_Work instructions_
Retype, with no alterations, every line between the one containing "Clone this chart" and the one containing "145.0, 147.3, 147.0];", counting both of those lines too. Pictures are to be left out.
╭──
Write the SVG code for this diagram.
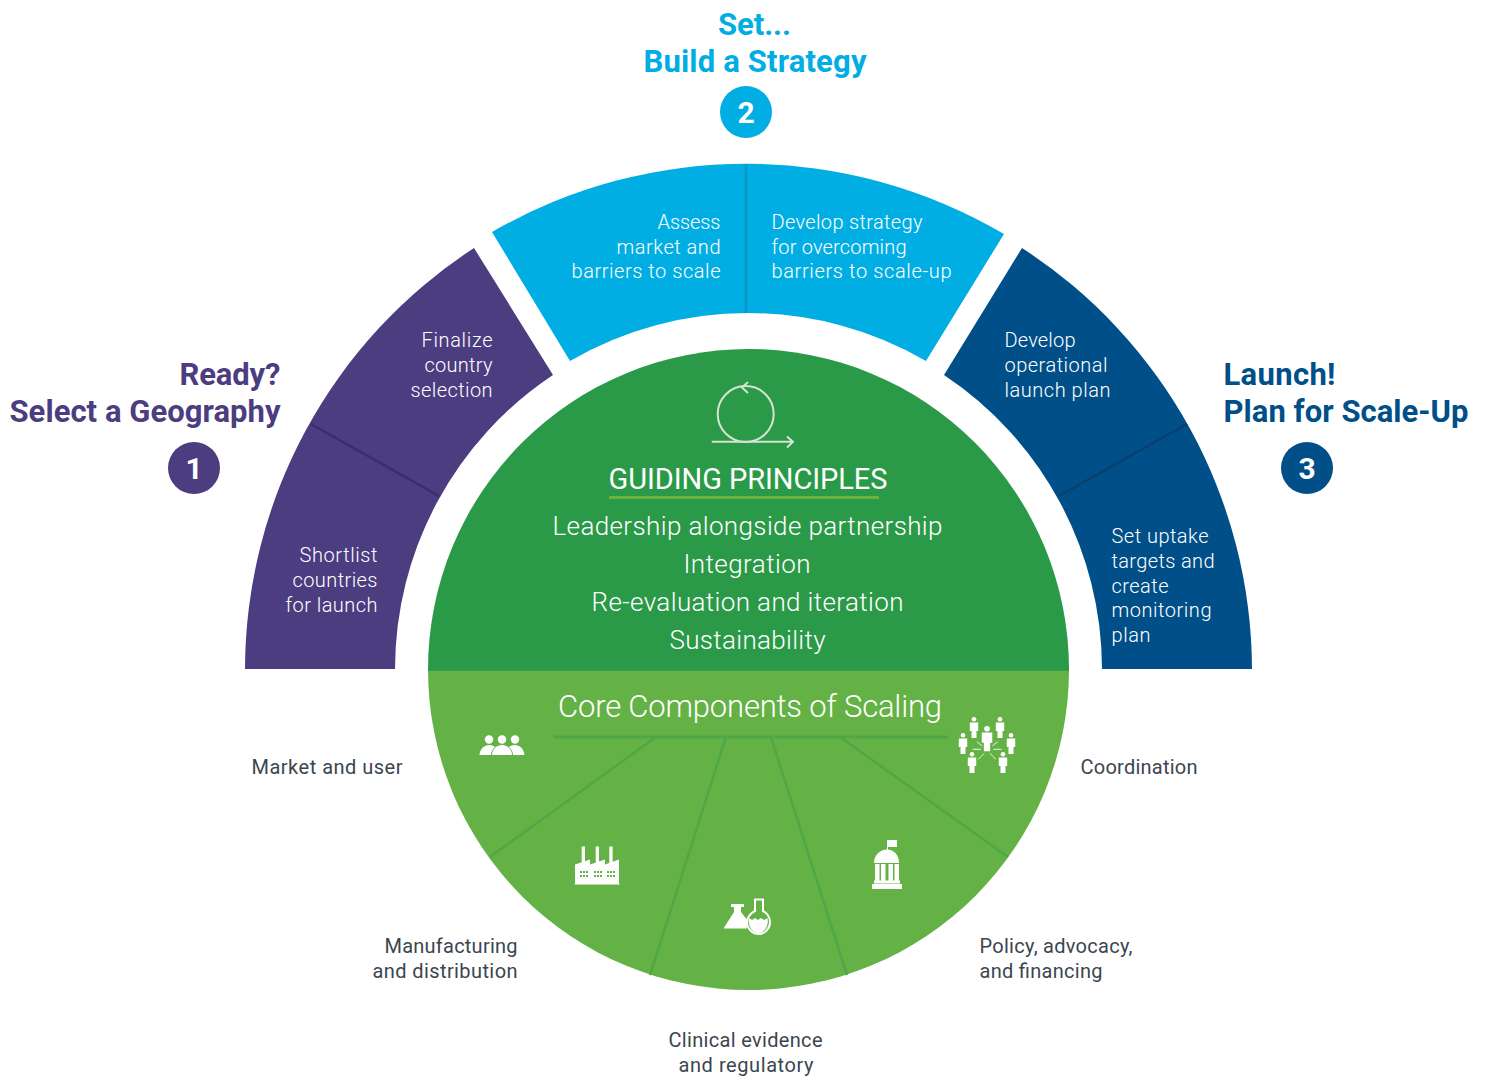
<svg xmlns="http://www.w3.org/2000/svg" width="1486" height="1076" viewBox="0 0 1486 1076">
<style>
text{font-family:"Roboto","Liberation Sans",sans-serif}
.b{font-size:20px;fill:#fff;font-weight:300}
.l{font-size:20px;fill:#3b4650}
.h{font-size:31px;font-weight:700}
.n{font-size:30px;font-weight:700;fill:#fff;text-anchor:middle}
.g{font-size:26px;fill:#fff;font-weight:300;text-anchor:middle}
.e{text-anchor:end}
.w{fill:#fff}
.gi{fill:#64b246}
.ar{stroke:#e9f3e2;stroke-width:1;fill:none}
</style>
<defs>
<g id="person"><circle cx="0" cy="2.2" r="2.3" class="w"/><path class="w" d="M-4.200 5.500H4.200V14H2.500V21H-2.500V14H-4.200Z"/></g>
</defs>
<rect width="1486" height="1076" fill="#fff"/>
<g id="step-1">
<path fill="#4c3c80" d="M474 248A503.500 503.500 0 0 0 245 669H395A353.500 353.500 0 0 1 553 375Z"/>
<text class="h" x="280.500" y="385" text-anchor="end" fill="#4c3c80" textLength="101">Ready?</text>
<text class="h" x="280.500" y="422" text-anchor="end" fill="#4c3c80" textLength="271">Select a Geography</text>
<circle cx="194" cy="468" r="26" fill="#4c3c80"/><text class="n" x="194" y="479">1</text>
<text class="b e" x="492.500" y="347" textLength="71">Finalize</text>
<text class="b e" x="492.500" y="372" textLength="68">country</text>
<text class="b e" x="492.500" y="397" textLength="82">selection</text>
<text class="b e" x="377.500" y="562" textLength="78">Shortlist</text>
<text class="b e" x="377.500" y="587" textLength="85">countries</text>
<text class="b e" x="377.500" y="612" textLength="92">for launch</text>
</g>
<g id="step-2">
<path fill="#00aee3" d="M492 232A508 508 0 0 1 1004 234L926 361A354.500 354.500 0 0 0 570 361Z"/>
<text class="h" x="754.500" y="35" text-anchor="middle" fill="#00aee3" textLength="73">Set...</text>
<text class="h" x="755" y="72" text-anchor="middle" fill="#00aee3" textLength="223">Build a Strategy</text>
<circle cx="746" cy="112" r="26" fill="#00aee3"/><text class="n" x="746" y="123">2</text>
<text class="b e" x="720.500" y="229" textLength="63">Assess</text>
<text class="b e" x="720.500" y="253.500" textLength="104">market and</text>
<text class="b e" x="720.500" y="278.300" textLength="149">barriers to scale</text>
<text class="b" x="771.500" y="229" textLength="151">Develop strategy</text>
<text class="b" x="771.500" y="253.500" textLength="135">for overcoming</text>
<text class="b" x="771.500" y="278.300" textLength="180">barriers to scale-up</text>
</g>
<g id="step-3">
<path fill="#004f88" d="M1022 248A503.500 503.500 0 0 1 1252 669H1102A353.500 353.500 0 0 0 944 375Z"/>
<text class="h" x="1223.500" y="385" fill="#004f88" textLength="112">Launch!</text>
<text class="h" x="1223.500" y="422" fill="#004f88" textLength="245">Plan for Scale-Up</text>
<circle cx="1307" cy="468" r="26" fill="#004f88"/><text class="n" x="1307" y="479">3</text>
<text class="b" x="1004.500" y="347" textLength="71">Develop</text>
<text class="b" x="1004.500" y="372" textLength="103">operational</text>
<text class="b" x="1004.500" y="397" textLength="106">launch plan</text>
<text class="b" x="1111.500" y="543" textLength="97">Set uptake</text>
<text class="b" x="1111.500" y="568" textLength="103">targets and</text>
<text class="b" x="1111.500" y="592.500" textLength="57">create</text>
<text class="b" x="1111.500" y="617" textLength="100">monitoring</text>
<text class="b" x="1111.500" y="642" textLength="39">plan</text>
</g>
<g id="core-components">
<path fill="#64b246" d="M428 669.500H1069A320.500 320.500 0 0 1 428 669.500Z"/>
<text x="750" y="716.500" font-size="31" font-weight="300" fill="#fff" text-anchor="middle" textLength="384">Core Components of Scaling</text>
</g>
<g id="guiding-principles">
<path fill="#2b9a48" d="M428 669.500A320.500 320.500 0 0 1 1069 669.500V670.700H428Z"/>
<g fill="none" stroke="#d5e3d0" stroke-width="2">
<circle cx="745.700" cy="414" r="28"/>
<path d="M748 382L742 387.500L748 393M711.700 441.700H793M787 436.500L793 441.700L787 447.500"/>
</g>
<text x="608.500" y="489" font-size="29" font-weight="400" fill="#fff" textLength="279">GUIDING PRINCIPLES</text>
<rect x="609" y="496" width="270" height="3" fill="#6ab43e"/>
<text class="g" x="747.500" y="535" textLength="390">Leadership alongside partnership</text>
<text class="g" x="747" y="573" textLength="127">Integration</text>
<text class="g" x="747.500" y="611" textLength="312">Re-evaluation and iteration</text>
<text class="g" x="747.500" y="649" textLength="156">Sustainability</text>
</g>
<g id="connectors" fill="none" stroke="#50a746">
<path stroke-width="3" d="M553 737H948"/>
<path stroke-width="2.500" d="M656 737L490 857M726 737L650 975M771 737L847 975M840 737L1008 857"/>
<path stroke="#0798c4" stroke-width="3" d="M746 164V313"/>
<path stroke="#3a2d6c" stroke-width="2.500" d="M311 424L439 496"/>
<path stroke="#0a4070" stroke-width="2.500" d="M1187 424L1059 496"/>
</g>
<g id="market-and-user">
<g class="w"><circle cx="489" cy="739.500" r="4.200"/><circle cx="502" cy="739.500" r="4.200"/><circle cx="515" cy="739.500" r="4.200"/>
<path d="M479.500 755C480 749 484 745 489.500 745C492 745 494 746 495 747C492.500 749 491 752 491 755Z"/>
<path d="M524.500 755C524 749 520 745 514.500 745C512 745 510 746 509 747C511.500 749 513 752 513 755Z"/>
<path d="M492 755C492 749 497 745 502 745C507 745 512 749 512 755Z"/></g>
<text class="l" x="251.500" y="774" textLength="151">Market and user</text>
</g>
<g id="manufacturing">
<path class="w" d="M575 883V864.500L590 859.500V864.500L605 859.500V864.500L619 859.500V883L620 884.500H574.500ZM581.700 864V846.500H585V863ZM595.700 864V846.500H599V863ZM609.300 864V846.500H612.600V863Z"/>
<g class="gi"><rect x="580" y="871" width="2" height="2"/><rect x="583" y="871" width="2" height="2"/><rect x="586" y="871" width="2" height="2"/><rect x="580" y="875" width="2" height="2"/><rect x="583" y="875" width="2" height="2"/><rect x="586" y="875" width="2" height="2"/>
<rect x="594" y="871" width="2" height="2"/><rect x="597" y="871" width="2" height="2"/><rect x="600" y="871" width="2" height="2"/><rect x="594" y="875" width="2" height="2"/><rect x="597" y="875" width="2" height="2"/><rect x="600" y="875" width="2" height="2"/>
<rect x="607" y="871" width="2" height="2"/><rect x="610" y="871" width="2" height="2"/><rect x="613" y="871" width="2" height="2"/><rect x="607" y="875" width="2" height="2"/><rect x="610" y="875" width="2" height="2"/><rect x="613" y="875" width="2" height="2"/></g>
<text class="l e" x="517.500" y="953.300" textLength="133">Manufacturing</text>
<text class="l e" x="517.500" y="978.300" textLength="145">and distribution</text>
</g>
<g id="clinical-evidence">
<path class="w" d="M731 904H744V907H741V912L748 921C746.500 924 746.500 926 747 928.500H723.500L734 912V907H731Z"/>
<path d="M755 899.500H763V911C767 913 770 917.500 770 922C770 928.500 765 934 759 934C752.500 934 747 928.500 747 922C747 917.500 750.500 913 755 911Z" fill="#64b246" stroke="#fff" stroke-width="2"/>
<path class="w" d="M749 918L752 920L755 918L758 920L761 918L764 920L767.500 918C769 925 765 933 758.500 933C752 933 747.500 925 749 918Z"/>
<text class="l" x="745.500" y="1047.300" text-anchor="middle" textLength="154">Clinical evidence</text>
<text class="l" x="746" y="1072.300" text-anchor="middle" textLength="135">and regulatory</text>
</g>
<g id="policy-advocacy">
<g class="w"><path d="M887 840H897V847H888V850H887Z"/>
<path d="M874 863C874 855 880 849.500 887 849.500C894 849.500 899 855 899 863Z"/>
<rect x="875" y="864" width="4.500" height="17"/><rect x="881" y="864" width="4.500" height="17"/><rect x="888.500" y="864" width="4.500" height="17"/><rect x="894.500" y="864" width="4.500" height="17"/>
<rect x="874" y="880.500" width="26" height="3"/><rect x="872" y="884" width="30" height="5"/></g>
<text class="l" x="979.500" y="953.300" textLength="153">Policy, advocacy,</text>
<text class="l" x="979.500" y="978.300" textLength="123">and financing</text>
</g>
<g id="coordination">
<use href="#person" x="974" y="717"/>
<use href="#person" x="1000" y="717"/>
<use href="#person" x="963" y="733"/>
<use href="#person" x="1011" y="733"/>
<use href="#person" x="972" y="752"/>
<use href="#person" x="1003" y="752"/>
<g transform="translate(987 726) scale(1.25 1.2)"><use href="#person"/></g>
<path class="ar" d="M977 741.700L982.300 746M997.700 741.700L992.300 746M972.700 749.300H981M993.300 749.300H1001.700M978.300 759.300L984.300 753.300M995.700 759.300L990 753.300"/>
<text class="l" x="1080.500" y="774" textLength="117">Coordination</text>
</g>
</svg>
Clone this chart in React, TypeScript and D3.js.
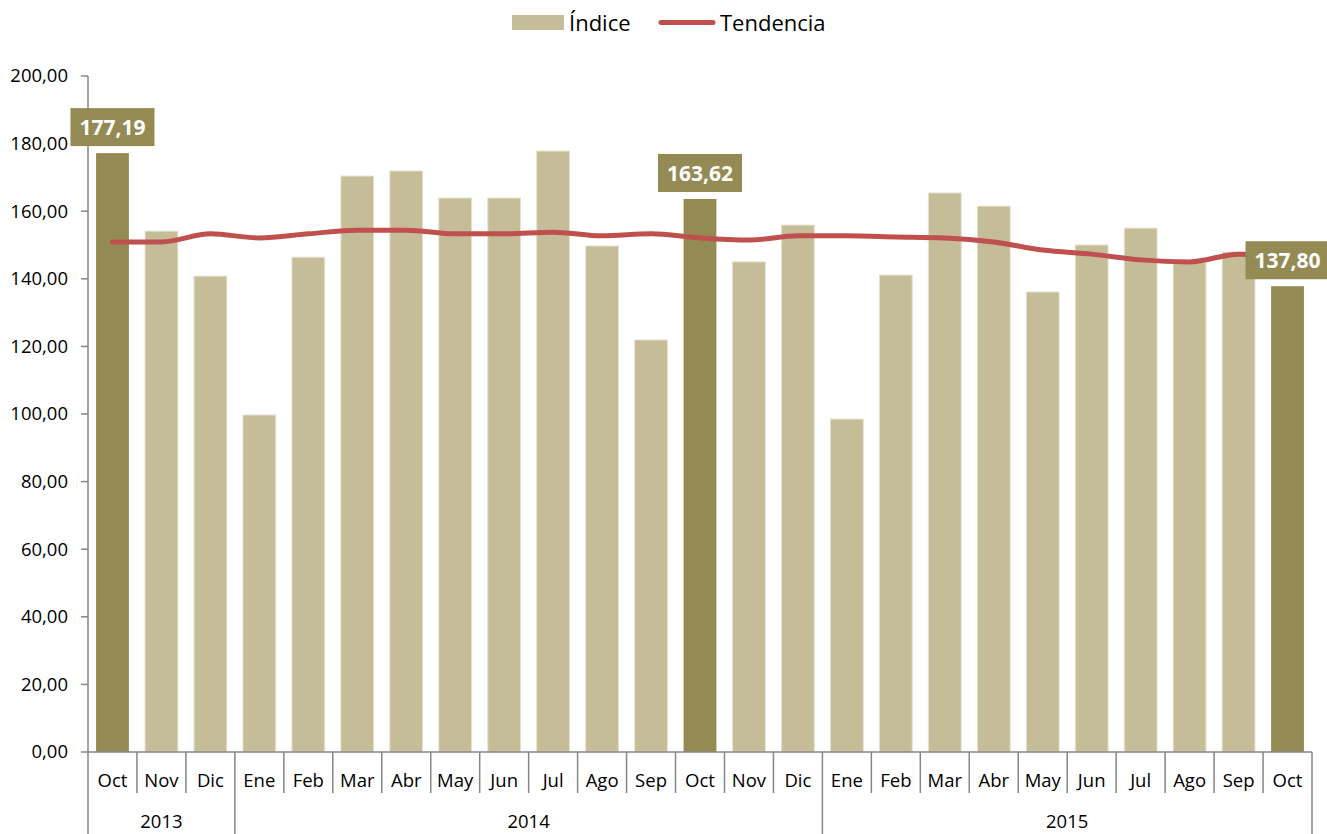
import React, { useRef, useEffect } from 'react';
import * as d3 from 'd3';

const months = ['Oct', 'Nov', 'Dic', 'Ene', 'Feb', 'Mar', 'Abr', 'May', 'Jun', 'Jul', 'Ago', 'Sep', 'Oct',
    'Nov', 'Dic', 'Ene', 'Feb', 'Mar', 'Abr', 'May', 'Jun', 'Jul', 'Ago', 'Sep', 'Oct'];

const indice = [177.19, 154.1, 140.8, 99.7, 146.4, 170.4, 171.9, 163.9, 163.9, 177.8, 149.7, 121.9, 163.62,
    145.0, 155.9, 98.5, 141.1, 165.4, 161.5, 136.1, 150.0, 155.0, 144.7, 147.9, 137.80];

const tendencia = [150.9, 150.9, 153.3, 152.1, 153.3, 154.4, 154.4, 153.3, 153.3, 153.8, 152.7, 153.3, 152.1,
    151.5, 152.7, 152.7, 152.4, 152.1, 150.9, 148.5, 147.3, 145.6, 145.0, 147.3, 147.0];

// year groups: label, first index, count
const years = [
    { label: '2013', start: 0, count: 3 },
    { label: '2014', start: 3, count: 12 },
    { label: '2015', start: 15, count: 10 },
];

const highlighted = [0, 12, 24];

const yTicks = [0, 20, 40, 60, 80, 100, 120, 140, 160, 180, 200];

const fmt = (v: number) => v.toFixed(2).replace('.', ',');

const App = () => {
    const svgRef = useRef<SVGSVGElement>(null);

    useEffect(() => {
        drawChart();
    }, []);

    const drawChart = () => {
        const svg = d3.select(svgRef.current);
        svg.selectAll('*').remove();

        const left = 88, right = 1312, top = 76, bottom = 752;
        const font = '"Open Sans", sans-serif';
        const axisColor = '#868686';

        const idx = months.map((_, i) => i);
        const x = d3.scaleBand<number>()
            .domain(idx)
            .range([left, right])
            .paddingInner(0.33)
            .paddingOuter(0.165);
        const step = (right - left) / months.length;

        const y = d3.scaleLinear().domain([0, 200]).range([bottom, top]);

        // bars
        svg.append('g')
            .selectAll('rect')
            .data(indice)
            .enter().append('rect')
            .attr('x', (d, i) => x(i)!)
            .attr('width', x.bandwidth())
            .attr('y', d => y(d))
            .attr('height', d => bottom - y(d))
            .attr('fill', (d, i) => highlighted.includes(i) ? '#948A54' : '#C4BD97')
            .attr('stroke', (d, i) => highlighted.includes(i) ? 'none' : '#E6E2D0')
            .attr('stroke-width', 1);

        // trend line
        const line = d3.line<number>()
            .x((d, i) => x(i)! + x.bandwidth() / 2)
            .y(d => y(d))
            .curve(d3.curveMonotoneX);

        svg.append('path')
            .datum(tendencia)
            .attr('d', line)
            .attr('fill', 'none')
            .attr('stroke', '#C0504D')
            .attr('stroke-width', 5)
            .attr('stroke-linecap', 'round');

        // y axis
        svg.append('line')
            .attr('x1', left).attr('x2', left)
            .attr('y1', top).attr('y2', bottom)
            .attr('stroke', axisColor).attr('stroke-width', 1.5);

        const yt = svg.append('g');
        yt.selectAll('line')
            .data(yTicks)
            .enter().append('line')
            .attr('x1', left - 7).attr('x2', left)
            .attr('y1', d => y(d)).attr('y2', d => y(d))
            .attr('stroke', axisColor).attr('stroke-width', 1.5);
        yt.selectAll('text')
            .data(yTicks)
            .enter().append('text')
            .attr('x', 68)
            .attr('y', d => y(d))
            .attr('dy', '0.35em')
            .attr('text-anchor', 'end')
            .style('font-family', font)
            .style('font-size', '18.5px')
            .attr('fill', '#000')
            .text(d => fmt(d));

        // x axis
        svg.append('line')
            .attr('x1', left).attr('x2', right)
            .attr('y1', bottom).attr('y2', bottom)
            .attr('stroke', axisColor).attr('stroke-width', 1.5);

        const yearEdges = years.map(g => g.start).concat([months.length]);
        const sep = d3.range(months.length + 1);
        svg.append('g')
            .selectAll('line')
            .data(sep)
            .enter().append('line')
            .attr('x1', i => left + i * step).attr('x2', i => left + i * step)
            .attr('y1', bottom)
            .attr('y2', i => yearEdges.includes(i) ? 834 : 793)
            .attr('stroke', axisColor).attr('stroke-width', 1.5);

        svg.append('g')
            .selectAll('text')
            .data(months)
            .enter().append('text')
            .attr('x', (d, i) => left + (i + 0.5) * step)
            .attr('y', 781)
            .attr('dy', '0.35em')
            .attr('text-anchor', 'middle')
            .style('font-family', font)
            .style('font-size', '18.5px')
            .text(d => d);

        svg.append('g')
            .selectAll('text')
            .data(years)
            .enter().append('text')
            .attr('x', d => left + (d.start + d.count / 2) * step)
            .attr('y', 822)
            .attr('dy', '0.35em')
            .attr('text-anchor', 'middle')
            .style('font-family', font)
            .style('font-size', '18.5px')
            .text(d => d.label);

        // data labels
        const lab = svg.append('g')
            .selectAll('g')
            .data(highlighted)
            .enter().append('g');
        lab.append('rect')
            .attr('x', i => x(i)! + x.bandwidth() / 2 - 42)
            .attr('y', i => y(indice[i]) - 45)
            .attr('width', 84)
            .attr('height', 38)
            .attr('fill', '#948A54');
        lab.append('text')
            .attr('x', i => x(i)! + x.bandwidth() / 2)
            .attr('y', i => y(indice[i]) - 26)
            .attr('dy', '0.36em')
            .attr('text-anchor', 'middle')
            .style('font-family', font)
            .style('font-size', '21px')
            .style('font-weight', 'bold')
            .attr('fill', '#fff')
            .text(i => fmt(indice[i]));

        // legend
        const lg = svg.append('g');
        lg.append('rect')
            .attr('x', 512).attr('y', 15).attr('width', 52).attr('height', 15)
            .attr('fill', '#C4BD97');
        lg.append('text')
            .attr('x', 569).attr('y', 23).attr('dy', '0.35em')
            .style('font-family', font).style('font-size', '22px')
            .text('Índice');
        lg.append('line')
            .attr('x1', 661).attr('x2', 713).attr('y1', 22.5).attr('y2', 22.5)
            .attr('stroke', '#C0504D').attr('stroke-width', 5).attr('stroke-linecap', 'round');
        lg.append('text')
            .attr('x', 720).attr('y', 23).attr('dy', '0.35em')
            .style('font-family', font).style('font-size', '22px')
            .text('Tendencia');
    };

    return (
        <svg ref={svgRef} width={1327} height={834}
            style={{ position: 'absolute', left: 0, top: 0, background: '#fff' }}></svg>
    );
};

export default App;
╰──
_Response_
Clone this chart in React, TypeScript and D3.js.
import React, { useRef, useEffect } from 'react';
import * as d3 from 'd3';

const months = ['Oct', 'Nov', 'Dic', 'Ene', 'Feb', 'Mar', 'Abr', 'May', 'Jun', 'Jul', 'Ago', 'Sep', 'Oct',
    'Nov', 'Dic', 'Ene', 'Feb', 'Mar', 'Abr', 'May', 'Jun', 'Jul', 'Ago', 'Sep', 'Oct'];

const indice = [177.19, 154.1, 140.8, 99.7, 146.4, 170.4, 171.9, 163.9, 163.9, 177.8, 149.7, 121.9, 163.62,
    145.0, 155.9, 98.5, 141.1, 165.4, 161.5, 136.1, 150.0, 155.0, 144.7, 147.9, 137.80];

const tendencia = [150.9, 150.9, 153.3, 152.1, 153.3, 154.4, 154.4, 153.3, 153.3, 153.8, 152.7, 153.3, 152.1,
    151.5, 152.7, 152.7, 152.4, 152.1, 150.9, 148.5, 147.3, 145.6, 145.0, 147.3, 147.0];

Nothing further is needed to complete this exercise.